___ GIVEN DATA

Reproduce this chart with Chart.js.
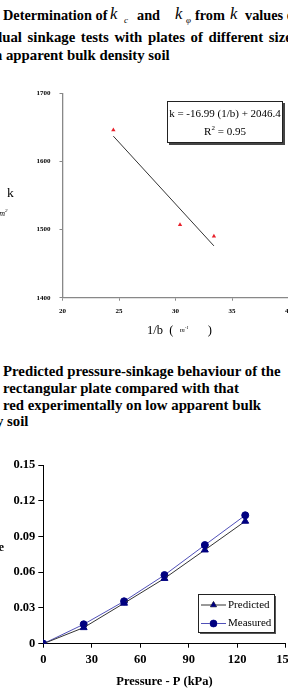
<!DOCTYPE html>
<html>
<head>
<meta charset="utf-8">
<script src="https://cdn.jsdelivr.net/npm/chart.js@4"></script>
<style>
  html, body { margin:0; padding:0; width:288px; height:689px; overflow:hidden; background:#fff; }
  .t { position:absolute; white-space:nowrap; line-height:1; font-family:"Liberation Serif", serif; color:#000; }
  .h { font-weight:bold; font-size:14.8px; }
  .h1 { font-weight:bold; font-size:14.3px; }
  .ki { font-style:italic; font-weight:normal; font-size:16.5px; }
  .sub { font-style:italic; font-weight:normal; font-size:9px; }
  canvas { position:absolute; }
  #eqbox { position:absolute; left:167px; top:101px; width:114px; height:40px; border:1px solid #222; background:#fff;
           box-shadow:2px 2px 0 #444; font-family:"Liberation Serif", serif; font-size:11px; text-align:center; line-height:1; }
</style>
</head>
<body>
<!-- heading 1 -->
<div class="t h1" style="left:3px;top:8px;">Determination of</div>
<div class="t ki" style="left:110px;top:6px;">k</div>
<div class="t sub" style="left:124px;top:16px;">c</div>
<div class="t h1" style="left:137px;top:8px;">and</div>
<div class="t ki" style="left:175px;top:6px;">k</div>
<div class="t sub" style="left:186px;top:16px;">φ</div>
<div class="t h1" style="left:195px;top:8px;">from</div>
<div class="t ki" style="left:230px;top:6px;">k</div>
<div class="t h1" style="left:245px;top:8px;">values o</div>
<div class="t h" style="left:-6px;top:30px;word-spacing:1.9px;">dual sinkage tests with plates of different size</div>
<div class="t h" style="left:-6px;top:48px;">n apparent bulk density soil</div>

<!-- chart 1 -->
<canvas id="c1" width="300" height="260" style="left:0;top:80px;"></canvas>
<div class="t" style="left:7px;top:186px;font-size:13.5px;">k</div>
<div class="t" style="left:-3px;top:208px;font-size:8px;font-style:italic;">/m<sup style="font-size:5px">2</sup></div>
<div id="eqbox"><div style="margin-top:6px;">k = -16.99 (1/b) + 2046.4</div><div style="margin-top:6px;">R<sup style="font-size:7px">2</sup> = 0.95</div></div>
<div class="t" style="left:147px;top:324px;font-size:12.5px;">1/b&nbsp; (&nbsp; <span style="font-style:italic;font-size:7px;position:relative;top:-2px;">m<sup style="font-size:5px">-1</sup></span>&nbsp;&nbsp;&nbsp;&nbsp;&nbsp; )</div>

<!-- heading 2 -->
<div class="t h" style="left:3px;top:364px;">Predicted pressure-sinkage behaviour of the</div>
<div class="t h" style="left:3px;top:381px;">rectangular plate compared with that</div>
<div class="t h" style="left:3px;top:398px;">red experimentally on low apparent bulk</div>
<div class="t h" style="left:-4px;top:414px;">y soil</div>

<!-- chart 2 -->
<canvas id="c2" width="300" height="239" style="left:0;top:450px;"></canvas>
<div class="t" style="right:284px;top:541px;font-size:12.5px;font-weight:bold;">Sinkage</div>

<script>
// ---- Chart 1 data ----
const invB = [24.5, 30.4, 33.4];
const kValues = [1646, 1507, 1490];
const trendX = [24.5, 33.4];
const trendY = [1637, 1476];
const xTicks1 = [20, 25, 30, 35, 40];
const yTicks1 = [1400, 1500, 1600, 1700];

// ---- Chart 2 data ----
const pressure = [0, 25, 50, 75, 100, 125];
const predicted = [0, 0.0135, 0.034, 0.0548, 0.0787, 0.1028];
const measured = [0, 0.0163, 0.0356, 0.0576, 0.0828, 0.1078];
const xTicks2 = [0, 30, 60, 90, 120, 150];
const yTicks2 = [0, 0.03, 0.06, 0.09, 0.12, 0.15];
const seriesNames = ['Predicted', 'Measured'];

const serif = 'Liberation Serif';

new Chart(document.getElementById('c1'), {
  type: 'scatter',
  data: {
    datasets: [
      { data: invB.map((x, i) => ({ x, y: kValues[i] })), pointStyle: 'triangle', pointRadius: 2.5,
        backgroundColor: '#e8202a', borderColor: '#e8202a', borderWidth: 0, showLine: false },
      { type: 'line', data: trendX.map((x, i) => ({ x, y: trendY[i] })), pointRadius: 0,
        borderColor: '#333', borderWidth: 1, showLine: true, fill: false }
    ]
  },
  options: {
    responsive: false, animation: false,
    layout: { padding: { left: 0, top: 7.3, right: 11.5, bottom: 0 } },
    plugins: { legend: { display: false }, tooltip: { enabled: false } },
    scales: {
      x: { type: 'linear', min: 20, max: 40,
        afterBuildTicks: s => { s.ticks = xTicks1.map(v => ({ value: v })); },
        afterFit: s => { s.height = 42.3; },
        grid: { drawOnChartArea: false, drawTicks: true, tickLength: 3, color: '#888' },
        border: { display: true, color: '#888', width: 1.3 },
        ticks: { padding: 6, color: '#000', font: { family: serif, size: 7, weight: 'bold' }, maxRotation: 0,
          callback: v => String(v) } },
      y: { min: 1400, max: 1700,
        afterBuildTicks: s => { s.ticks = yTicks1.map(v => ({ value: v })); },
        afterFit: s => { s.width = 62.5; },
        grid: { drawOnChartArea: false, drawTicks: true, tickLength: 3, color: '#888' },
        border: { display: true, color: '#888', width: 1.3 },
        ticks: { padding: 9, color: '#000', font: { family: serif, size: 7, weight: 'bold' },
          callback: v => String(v) } }
    }
  }
});

const legendPlugin = {
  id: 'boxLegend',
  afterDraw(chart) {
    const ctx = chart.ctx;
    const L = 198, T = 144, W = 76, H = 38;
    ctx.save();
    ctx.fillStyle = '#555';
    ctx.fillRect(L + 2, T + 2, W, H);
    ctx.fillStyle = '#fff';
    ctx.fillRect(L, T, W, H);
    ctx.strokeStyle = '#222'; ctx.lineWidth = 1;
    ctx.strokeRect(L + 0.5, T + 0.5, W, H);
    chart.data.datasets.forEach((ds, i) => {
      const y = T + 11 + i * 18.5;
      ctx.strokeStyle = ds.borderColor; ctx.lineWidth = 1;
      ctx.beginPath(); ctx.moveTo(L + 3, y); ctx.lineTo(L + 28, y); ctx.stroke();
      Chart.helpers.drawPoint(ctx, { pointStyle: ds.pointStyle, radius: 3.5, rotation: 0, borderWidth: 1 }, L + 15.5, y);
      ctx.fillStyle = '#000080';
      ctx.fill();
      ctx.fillStyle = '#000';
      ctx.font = '11px "' + serif + '"';
      ctx.textBaseline = 'middle';
      ctx.fillText(ds.label, L + 30, y);
    });
    ctx.restore();
  }
};

new Chart(document.getElementById('c2'), {
  type: 'line',
  data: {
    datasets: [
      { label: seriesNames[0], data: pressure.map((x, i) => ({ x, y: predicted[i] })), borderColor: '#333',
        borderWidth: 1, pointStyle: 'triangle', pointRadius: 4, backgroundColor: '#000080', pointBorderColor: '#000080', tension: 0 },
      { label: seriesNames[1], data: pressure.map((x, i) => ({ x, y: measured[i] })), borderColor: '#5050b8',
        borderWidth: 1, pointStyle: 'circle', pointRadius: 3.5, backgroundColor: '#000080', pointBorderColor: '#000080', tension: 0 }
    ]
  },
  options: {
    responsive: false, animation: false,
    layout: { padding: { left: 0, top: 15, right: 14, bottom: 0 } },
    plugins: { legend: { display: false }, tooltip: { enabled: false } },
    scales: {
      x: { type: 'linear', min: 0, max: 150,
        afterBuildTicks: s => { s.ticks = xTicks2.map(v => ({ value: v })); },
        afterFit: s => { s.height = 45.3; },
        grid: { drawOnChartArea: false, drawTicks: true, tickLength: 4, color: '#000' },
        border: { display: true, color: '#000', width: 1 },
        ticks: { padding: 5, color: '#000', font: { family: serif, size: 12.5, weight: 'bold' }, maxRotation: 0,
          callback: v => String(v) },
        title: { display: true, text: 'Pressure - P (kPa)', color: '#000', padding: { top: 6, bottom: 0 },
          font: { family: serif, size: 12.5, weight: 'bold' } } },
      y: { min: 0, max: 0.15,
        afterBuildTicks: s => { s.ticks = yTicks2.map(v => ({ value: v })); },
        afterFit: s => { s.width = 43.3; },
        grid: { drawOnChartArea: false, drawTicks: true, tickLength: 5, color: '#000' },
        border: { display: true, color: '#000', width: 1 },
        ticks: { padding: 3, color: '#000', font: { family: serif, size: 12.5, weight: 'bold' },
          callback: v => (v === 0 ? '0' : v.toFixed(2)) } }
    }
  },
  plugins: [legendPlugin]
});
</script>
</body>
</html>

______

*AIM OF THE EXERCISE*
Extract the lines exactly, please: the first line of the listing, the line with "bulk density soil</div>", and every line between them, but no pictures.

*EXERCISE OUTPUT*
Reproduce this chart with Chart.js.
<!DOCTYPE html>
<html>
<head>
<meta charset="utf-8">
<script src="https://cdn.jsdelivr.net/npm/chart.js@4"></script>
<style>
  html, body { margin:0; padding:0; width:288px; height:689px; overflow:hidden; background:#fff; }
  .t { position:absolute; white-space:nowrap; line-height:1; font-family:"Liberation Serif", serif; color:#000; }
  .h { font-weight:bold; font-size:14.8px; }
  .h1 { font-weight:bold; font-size:14.3px; }
  .ki { font-style:italic; font-weight:normal; font-size:16.5px; }
  .sub { font-style:italic; font-weight:normal; font-size:9px; }
  canvas { position:absolute; }
  #eqbox { position:absolute; left:167px; top:101px; width:114px; height:40px; border:1px solid #222; background:#fff;
           box-shadow:2px 2px 0 #444; font-family:"Liberation Serif", serif; font-size:11px; text-align:center; line-height:1; }
</style>
</head>
<body>
<!-- heading 1 -->
<div class="t h1" style="left:3px;top:8px;">Determination of</div>
<div class="t ki" style="left:110px;top:6px;">k</div>
<div class="t sub" style="left:124px;top:16px;">c</div>
<div class="t h1" style="left:137px;top:8px;">and</div>
<div class="t ki" style="left:175px;top:6px;">k</div>
<div class="t sub" style="left:186px;top:16px;">φ</div>
<div class="t h1" style="left:195px;top:8px;">from</div>
<div class="t ki" style="left:230px;top:6px;">k</div>
<div class="t h1" style="left:245px;top:8px;">values o</div>
<div class="t h" style="left:-6px;top:30px;word-spacing:1.9px;">dual sinkage tests with plates of different size</div>
<div class="t h" style="left:-6px;top:48px;">n apparent bulk density soil</div>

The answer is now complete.